Gibraltar Adopts Ordinance to Ban Coal-Tar-Based Sealants

The Town of Gibraltar voted unanimously to adopt an ordinance banning the sale and use of coal-tar-based sealants, making it only the second municipality in Door County to do so.

This ordinance will allow the town to fine individuals $250 – and contractors $1,000 – per day of violation.

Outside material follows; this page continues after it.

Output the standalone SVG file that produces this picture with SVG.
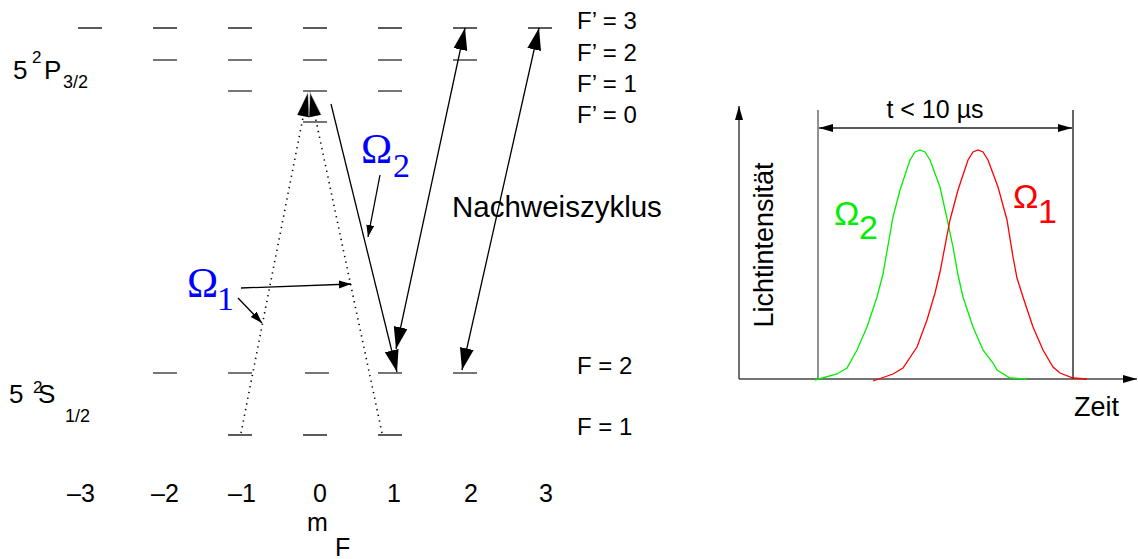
<svg xmlns="http://www.w3.org/2000/svg" width="1138" height="559" viewBox="0 0 1138 559">
<style>
.s{font-family:"Liberation Sans",Arial,sans-serif;fill:#000}
.lv{stroke:#666;stroke-width:1.8}
.lvd{stroke:#333;stroke-width:1.6}
.ln{stroke:#000;stroke-width:1.3;fill:none}
.dot{stroke:#000;stroke-width:1.6;fill:none;stroke-dasharray:1.3 4.5}
.om{font-family:"Liberation Serif","Times New Roman",serif;fill:#0000ff}
</style>
<defs>
<marker id="big" markerUnits="userSpaceOnUse" markerWidth="24" markerHeight="14" refX="22" refY="7" orient="auto-start-reverse" viewBox="0 0 24 14"><path d="M0,0 L22,7 L0,14 z" fill="#000"/></marker>
<marker id="tall" markerUnits="userSpaceOnUse" markerWidth="26" markerHeight="14" refX="25" refY="6.5" orient="auto" viewBox="0 0 26 14"><path d="M0,0 L25,6.5 L0,13 z" fill="#000" stroke="#fff" stroke-width="0.6"/></marker>
<marker id="sm" markerUnits="userSpaceOnUse" markerWidth="14" markerHeight="10" refX="12" refY="4" orient="auto-start-reverse" viewBox="0 0 14 10"><path d="M0,0 L12,4 L0,8 z" fill="#000"/></marker>
<marker id="ax" markerUnits="userSpaceOnUse" markerWidth="16" markerHeight="10" refX="14" refY="4" orient="auto-start-reverse" viewBox="0 0 16 10"><path d="M0,0 L14,4 L0,8 z" fill="#000"/></marker>
</defs>
<rect width="1138" height="559" fill="#fff"/>

<g id="levels-Fp3">
<line class="lvd" x1="78" y1="28" x2="102" y2="28"/>
<line class="lvd" x1="153" y1="28" x2="177" y2="28"/>
<line class="lvd" x1="228" y1="28" x2="252" y2="28"/>
<line class="lvd" x1="303" y1="28" x2="327" y2="28"/>
<line class="lvd" x1="378" y1="28" x2="402" y2="28"/>
<line class="lvd" x1="453" y1="28" x2="477" y2="28"/>
<line class="lvd" x1="528" y1="28" x2="552" y2="28"/>
</g>
<g id="levels-Fp2">
<line class="lv" x1="153" y1="60" x2="177" y2="60"/>
<line class="lv" x1="228" y1="60" x2="252" y2="60"/>
<line class="lv" x1="303" y1="60" x2="327" y2="60"/>
<line class="lv" x1="378" y1="60" x2="402" y2="60"/>
<line class="lv" x1="453" y1="60" x2="477" y2="60"/>
</g>
<g id="levels-Fp1">
<line class="lv" x1="228" y1="91" x2="252" y2="91"/>
<line class="lv" x1="303" y1="91" x2="327" y2="91"/>
<line class="lv" x1="378" y1="91" x2="402" y2="91"/>
</g>
<g id="levels-Fp0">
<line class="lv" x1="303" y1="122" x2="327" y2="122"/>
</g>
<g id="levels-F2">
<line class="lv" x1="153" y1="373" x2="177" y2="373"/>
<line class="lv" x1="228" y1="373" x2="252" y2="373"/>
<line class="lv" x1="305" y1="373" x2="329" y2="373"/>
<line class="lv" x1="378" y1="373" x2="402" y2="373"/>
<line class="lv" x1="453" y1="373" x2="477" y2="373"/>
</g>
<g id="levels-F1">
<line class="lvd" x1="228" y1="435" x2="252" y2="435"/>
<line class="lvd" x1="303" y1="435" x2="327" y2="435"/>
<line class="lvd" x1="378" y1="435" x2="402" y2="435"/>
</g>

<g id="labels-states" class="s">
<text x="13" y="79" font-size="26">5</text>
<text x="32" y="63" font-size="17">2</text>
<text x="44" y="79" font-size="26">P</text>
<text x="63" y="88" font-size="18">3/2</text>
<text x="9" y="403" font-size="26">5</text>
<text x="33" y="393" font-size="17">2</text>
<text x="38" y="403" font-size="26">S</text>
<text x="65" y="422" font-size="18">1/2</text>
</g>
<g id="labels-F" class="s" font-size="24">
<text x="577" y="29">F’ = 3</text>
<text x="577" y="61">F’ = 2</text>
<text x="577" y="92">F’ = 1</text>
<text x="577" y="123">F’ = 0</text>
<text x="577" y="374">F = 2</text>
<text x="577" y="435">F = 1</text>
</g>
<g id="labels-mF" class="s" font-size="25">
<text x="67" y="502">–3</text>
<text x="151" y="502">–2</text>
<text x="228" y="502">–1</text>
<text x="313" y="502">0</text>
<text x="387" y="502">1</text>
<text x="464" y="502">2</text>
<text x="539" y="502">3</text>
<text x="307" y="531">m</text>
<text x="335" y="556">F</text>
</g>
<g id="label-nachweis" class="s">
<text x="452" y="217" font-size="29.5">Nachweiszyklus</text>
</g>
<g id="label-omega2" class="om">
<text x="361" y="163" font-size="42">Ω</text>
<text x="393" y="177" font-size="34">2</text>
</g>
<g id="label-omega1" class="om">
<text x="187" y="297" font-size="42">Ω</text>
<text x="217" y="310" font-size="34">1</text>
</g>

<g id="connectors">
<line class="dot" x1="241" y1="433" x2="308" y2="92" marker-end="url(#tall)"/>
<line class="dot" x1="382" y1="433" x2="310" y2="92" marker-end="url(#tall)"/>
<line class="ln" x1="331" y1="104" x2="397" y2="372" marker-end="url(#big)"/>
<line class="ln" x1="465" y1="28" x2="396" y2="349" marker-start="url(#big)" marker-end="url(#big)"/>
<line class="ln" x1="539" y1="28" x2="462" y2="370" marker-start="url(#big)" marker-end="url(#big)"/>
<line class="ln" x1="380" y1="175" x2="368" y2="237" marker-end="url(#sm)"/>
<line class="ln" x1="241" y1="288" x2="351" y2="284" marker-end="url(#sm)"/>
<line class="ln" x1="238" y1="298" x2="262" y2="323" marker-end="url(#sm)"/>
</g>

<g id="plot">
<line x1="739" y1="379" x2="739" y2="106" stroke="#222" stroke-width="1.3" marker-end="url(#ax)"/>
<line x1="739" y1="379" x2="1137" y2="379" stroke="#444" stroke-width="1.3" marker-end="url(#ax)"/>
<line x1="818" y1="110" x2="818" y2="379" stroke="#555" stroke-width="1.3"/>
<line x1="1073" y1="110" x2="1073" y2="379" stroke="#111" stroke-width="1.3"/>
<line x1="819" y1="128" x2="1072" y2="128" stroke="#222" stroke-width="1.3" marker-start="url(#ax)" marker-end="url(#ax)"/>
<polyline fill="none" stroke="#00ee00" stroke-width="1.3" points="815,380 837,374 847,368 857,350 867,327 877,297 883,274 893,217 900,190 910,160 915,152 920,150 925,152 930,160 940,187 948,223 953,247 958,275 963,297 973,327 983,350 993,363 997,370 1010,378 1027,379"/>
<polyline fill="none" stroke="#ff0000" stroke-width="1.3" points="873,381 893,374 903,368 917,347 927,320 935,293 940,272 950,220 958,190 968,160 973,152 978,150 983,152 988,160 998,187 1007,220 1013,257 1017,278 1023,297 1033,327 1043,350 1053,367 1060,373 1073,378 1087,379"/>
</g>
<g id="plot-labels" class="s">
<text x="935" y="118" font-size="25" text-anchor="middle">t &lt; 10 µs</text>
<text x="1074" y="416" font-size="27">Zeit</text>
<text transform="translate(773,245) rotate(-90)" font-size="27" text-anchor="middle">Lichtintensität</text>
<text x="834" y="225" font-size="34" fill="#00ee00">Ω</text>
<text x="859" y="239" font-size="34" fill="#00ee00">2</text>
<text x="1013" y="208" font-size="34" fill="#ff0000">Ω</text>
<text x="1038" y="223" font-size="34" fill="#ff0000">1</text>
</g>
</svg>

It will also require businesses that previously sold the sealants to put up a sign letting customers know about the ordinance.

The ordinance is modeled after others adopted elsewhere in the state and in Sturgeon Bay, where the ordinance has been on the books since January 2020. The Gibraltar Town Board’s July 7 decision to follow suit was because no action to ban coal-tar-based sealants has been taken on a state level, according to town board chair Steve Sohns.

“The alternative is to fight this in a different direction,” Sohns said. “The way to do that is for local communities to enact bans.”

What Are Coal-Tar-Based Sealants?

Coal-tar-based sealants are used to protect and refresh paved asphalt surfaces such as driveways, parking lots and playgrounds, said Dean Hoegger, president and executive director of the Green Bay–based Clean Water Action Council of Northeast Wisconsin. These sealants are historically inexpensive because coal tar is a byproduct of the process used to refine coal – and because they’re inexpensive, they’re used fairly commonly, Hoegger said. 

That’s a problem because coal tar is full of polycyclic aromatic hydrocarbons (PAHs): naturally occurring chemicals that result from burning materials such as coal, oil and gas. These chemicals have adverse effects on both humans and the environment.

“It’s a cancer risk, especially for kids who are exposed to [coal-tar-based sealants] for long periods of time,” Hoegger said. 

According to a U.S. Geological Survey study, the excess cancer risk was 38 times higher for people living next to coal-tar-sealcoated pavement than for people not living next to such pavement. And the harmful chemicals in these sealants travel through the air, tires and shoes, Hoegger said.

“The sealant wears off, so it has to be reapplied every three, four, five years,” he said. “It ends up being tracked into the home, day care centers, schools, churches – places where kids are hanging out.”

PAHs can also get into bodies of water such as streams via runoff, Hoegger said. There, PAHs can affect aquatic organisms such as invertebrates, amphibians and fish, causing reproductive and developmental problems and even death. 

Alternatives to coal-tar-based sealants include asphalt-based pavement sealants, which have up to 1,000 times lower PAH levels, or acrylic sealants, according to Clean Wisconsin.

Municipalities Are Doing What States Are Not

Although the risks associated with coal-tar-based sealants are well documented (Hoegger said it was first brought to the attention of the Clean Water Action Council around 2010), the state of Wisconsin has yet to take action on it. Washington, Minnesota, Maine, New York and Maryland are the only U.S. states that have coal-tar-based sealant bans either in effect now or planned to go into effect by 2024, according to Coal Tar Free America.

In Wisconsin, bills to ban coal-tar-based sealants have gone to Madison twice during the past few years, but Hoegger said the Clean Water Action Council understood, after speaking with Rep. Joel Kitchens, that it would likely be a long time before the issue was taken to the state level again.

That’s why Hoegger and the council are shifting approaches and trying to get individual municipalities to enact their own bans. 

According to Clean Wisconsin, at least 24 Wisconsin municipalities have banned the use of coal-tar-based sealants.

Though only two municipalities in Door County have banned the  sealant, Hoegger – who recently presented lectures on the topic at Crossroads at Big Creek in Sturgeon Bay and at the Unitarian Universalist Fellowship of Door County in Ephraim – is hopeful that the movement will spread.

“One person said they were going to take it to the Town of Sturgeon Bay and get it on their agenda; another person wanted to get it on the Egg Harbor agenda; and in Sister Bay, we had somebody who was very adamant about getting it before the [village] board,” Hoegger said.